# How to make the slot in a Wa handle?



## greasedbullet (Jun 10, 2013)

How do you make the slot in Wa handles? I have attempted to try drilling multiple holes in a straight line, but that doesn't seem to be working out very well. I understand that you start with a pilot hole, but then what? Is there some kind of weird file? Also are there any good tutorials out there?
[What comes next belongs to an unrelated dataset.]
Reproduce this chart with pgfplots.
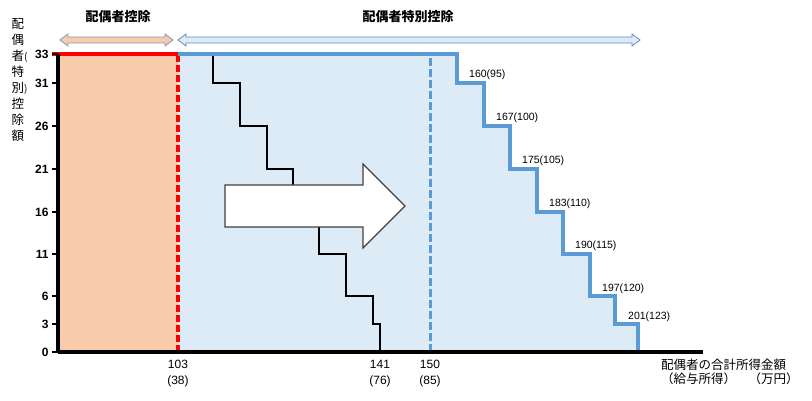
\documentclass[border=0pt]{standalone}
\usepackage{fontspec}
\setmainfont{Liberation Sans}
\newfontfamily\jp{Noto Sans CJK JP}
\usepackage{pgfplots}
\pgfplotsset{compat=1.18}
\definecolor{peach}{HTML}{F8CBAD}
\definecolor{lblue}{HTML}{DDEBF7}
\definecolor{mblue}{HTML}{5B9BD5}
\definecolor{arrblue}{HTML}{6A8BB5}
\definecolor{arrgray}{HTML}{8497B0}
\begin{document}
\begin{tikzpicture}
\begin{axis}[
 scale only axis, width=645bp, height=298bp,
 xmin=0,xmax=645,ymin=0,ymax=298,
 axis x line*=bottom, axis y line*=left,
 axis line style={line width=4bp, black, -},
 axis on top, clip=false,
 ytick={0,28,56,98,140,183,226,269,298},
 yticklabels={0,3,6,11,16,21,26,31,33},
 ytick style={line width=1.5bp, black},
 tick align=outside, major tick length=6bp,
 yticklabel style={font=\fontsize{12bp}{13bp}\selectfont\bfseries},
 xtick={120,322,372},
 xticklabels={{103\\(38)},{141\\(76)},{150\\(85)}},
 xticklabel style={align=center, font=\fontsize{12bp}{16bp}\selectfont, yshift=1bp},
 xtick style={draw=none},
]
% fills
\addplot[fill=peach, draw=none] coordinates {(0,298)(120,298)} \closedcycle;
\addplot[fill=lblue, draw=none] coordinates {(120,298)(399,298)(399,269)(426,269)(426,226)(452,226)(452,183)(479,183)(479,140)(505,140)(505,98)(532,98)(532,56)(557,56)(557,28)(580,28)(580,0)} \closedcycle;
% black step (former scheme)
\addplot[black, line width=1.3bp] coordinates {(155,298)(155,269)(182,269)(182,226)(209,226)(209,183)(235,183)(235,140)(261,140)(261,98)(288,98)(288,56)(315,56)(315,28)(322,28)(322,0)};
% big arrow
\draw[fill=white, draw=black!75, line width=1.2bp] (axis cs:167,125) -- (axis cs:305,125) -- (axis cs:305,104) -- (axis cs:347,146) -- (axis cs:305,188) -- (axis cs:305,167) -- (axis cs:167,167) -- cycle;
% dashed verticals
\addplot[red, line width=3.2bp, dash pattern=on 7bp off 3bp] coordinates {(120,0)(120,298)};
\addplot[mblue, line width=3bp, dash pattern=on 8bp off 3bp] coordinates {(372,0)(372,298)};
% top lines
\addplot[red, line width=4bp] coordinates {(-6,298)(120,298)};
\addplot[mblue, line width=4bp] coordinates {(120,298)(399,298)(399,269)(426,269)(426,226)(452,226)(452,183)(479,183)(479,140)(505,140)(505,98)(532,98)(532,56)(557,56)(557,28)(580,28)(580,0)};
% step labels
\begin{scope}[every node/.style={anchor=base west, inner sep=0pt, font=\fontsize{10.5bp}{12bp}\selectfont}]
\node at (axis cs:411,274) {160(95)};
\node at (axis cs:438,231) {167(100)};
\node at (axis cs:464,188) {175(105)};
\node at (axis cs:491,145) {183(110)};
\node at (axis cs:517,103) {190(115)};
\node at (axis cs:544,61) {197(120)};
\node at (axis cs:570,33) {201(123)};
\end{scope}
% top double arrows
\draw[fill=peach, draw=arrgray, line width=0.8bp] (axis cs:2,312) -- (axis cs:10,318) -- (axis cs:10,315) -- (axis cs:107,315) -- (axis cs:107,318) -- (axis cs:115,312) -- (axis cs:107,306) -- (axis cs:107,309) -- (axis cs:10,309) -- (axis cs:10,306) -- cycle;
\draw[fill=lblue, draw=arrblue, line width=0.8bp] (axis cs:120,312) -- (axis cs:128,318) -- (axis cs:128,315) -- (axis cs:574,315) -- (axis cs:574,318) -- (axis cs:582,312) -- (axis cs:574,306) -- (axis cs:574,309) -- (axis cs:128,309) -- (axis cs:128,306) -- cycle;
\node[font=\jp\bfseries\fontsize{13bp}{13bp}\selectfont] at (axis cs:60,335) {配偶者控除};
\node[font=\jp\bfseries\fontsize{13bp}{13bp}\selectfont] at (axis cs:350,335) {配偶者特別控除};
% y label
\node[anchor=north, align=center, inner sep=0pt, font=\jp\fontsize{12.5bp}{16bp}\selectfont] at (axis cs:-40,334) {配\\偶\\者\rlap{\fontsize{10bp}{10bp}\selectfont(}\\特\\別\rlap{\fontsize{10bp}{10bp}\selectfont)}\\控\\除\\額};
% x label
\node[anchor=north west, align=left, inner sep=0pt, font=\jp\fontsize{12.5bp}{14bp}\selectfont] at (axis cs:603,-7) {配偶者の合計所得金額\\（給与所得）　（万円）};
\coordinate (bl) at (axis cs:-58,-49);
\coordinate (tr) at (axis cs:754,352);
\end{axis}
\pgfresetboundingbox
\path (bl) rectangle (tr);
\end{tikzpicture}
\end{document}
Any help/tips are appreciated.

Thanks for the help.


----------



## knyfeknerd (Jun 10, 2013)

Needle files help, but take a long time. Someone here posted about cutting off a piece of bandsaw and gluing it to a handle to do the trick. 
I usually drill a larger hole than I would normally consider necessary, and I have a cheap little hand saw I got from Lowes that I finish up with-it's like a drywall saw.
I'll try to post a pic later if you can't find one.


----------



## greasedbullet (Jun 10, 2013)

I found a pic. I'll pick one up and give it a try. Thanks for the recommendation.


----------



## Stumblinman (Jun 10, 2013)

Maybe try google ? you can search easily and find lots of threads already created on many topics. 
for example: in search box type: tang hole site:kitchenknifeforums.com
lots of examples there


----------



## greasedbullet (Jun 10, 2013)

Thanks that helped a lot. I tried using the KKF search bar to no avail, but google has all the answers. I should have tried there first.


----------



## pkjames (Jun 10, 2013)

i asked similar questions before. 
one good way is to drill a bigger hole in the handle, then smaller ones for the ferrule. 
when you are installing the handle, make a tight fit slot on the ferrule and fill the void with epoxy. It worked out quite well for me. 

I also tried to use small files, but that took forever!


----------



## JMJones (Jun 11, 2013)

Drilling a pilot hole and using an appropriate sized broach can be a fairly simple way to remove material in a controlled manner that does not take a ton of time. Also using a jewelers saw, works well on the ferrule to make the slot and they are simple cheap tools that can be used for a lot of little detail things.


----------